Best title of the week:
How Dolly Parton Saved My Life: A Novel of the Jelly Jar Sisterhood by Charlotte Conners (Broadway Books, $12.95).
Isn’t it amazing how many publishers think they’ve got the next Mitford series? But after stealing Ms. Parton’s halo, the book suffers from a thoughtless cover (wigs and beadboard) and a godawful cover blurb that has something to do with “successful, independent women who put their families first” (as opposed, I guess, to all of us abject failures who put our families somewhere below lawn edging and beer swilling), Atlanta, bonding, “personal hurts,” prayer and “sisterly support.”
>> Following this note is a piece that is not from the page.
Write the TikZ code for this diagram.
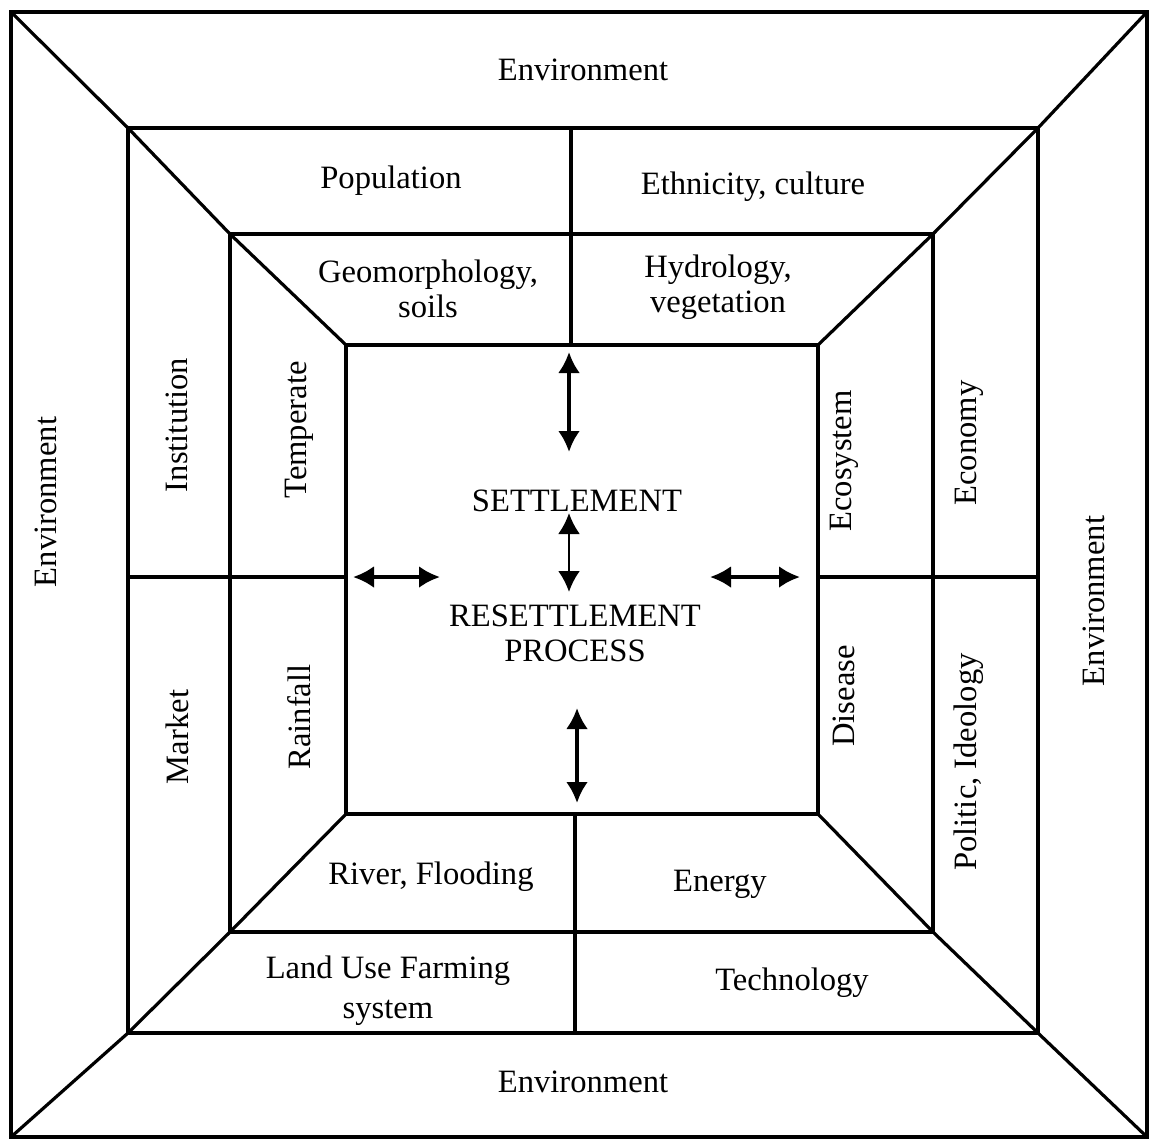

Do Whut, Now? Odd book of the week:
The World’s Coolest Hotel Rooms by Bill Tikos (Collins/Design, an imprint of HarperCollins, $29.95).
OK, I understand the concept of the coffee table book: random infobits, beautifully illustrated and consumed at reading increments of 5-10 minutes.
Even so, it’s hard to know where this book’s market is: “Fifty of the hippest, sexiest, newest, and most unusual hotel rooms in the most widely traveled destinations around the world.”
So: If you travel extensively and have megbucks, you already know these places. If you don’t, hearing about them is going to make you feel particularly Motel 6: poor, cheap and probably covered in wood laminate and polyester blend of a low thread count.
Unless, of course, it’s Hotel Basico in Playa del Carmen, Mexico, which, the book informs, “exudes industrial chic; the materials are recycled from the region’s oil refineries and factories.” A few pages later, it burbles: “For those who want to take back mementoes of their stay, there’s a Polaroid camera handcuffed to the bed.”
While I can understand the joys of a hotel that thoughtfully anticipates its guests’ need for hand restraints, the place basically looks like a jail with ocean views and bottomless mojitos.
Worth A Second Look:
Larry McMurtry’s Books: A Memoir (Simon & Schuster, $24). I am a total fool for the book-lover-memoir genre (such as Paul Collins’ Sixpence House: Lost in a Town of Books), so this is the book I’m having with my July 4 potato salad.
Except, of course, when I’m reading Pillars of the Earth: entire family crises have wandered past this week while I’ve been following Philip and Aliena and Tom Builder and waiting for that sweet, sweet moment when hissable William gets dispatched. As far as I’m concerned, the medieval English yarn, be it Ken Follett or Ellis Peters’ Brother Cadfael series, is the reason I learned to read in the first place.


I would agree with you 99% on the Santa vs. Satan book: It’s vulgar and pointless, but there are some genuinely funny bits in there. I particularly admired the creative sources the author solicited for Expert Analysis.
In the end, though, I am unable to take seriously any book of this nature that fails to include a Kirk vs. Picard fight.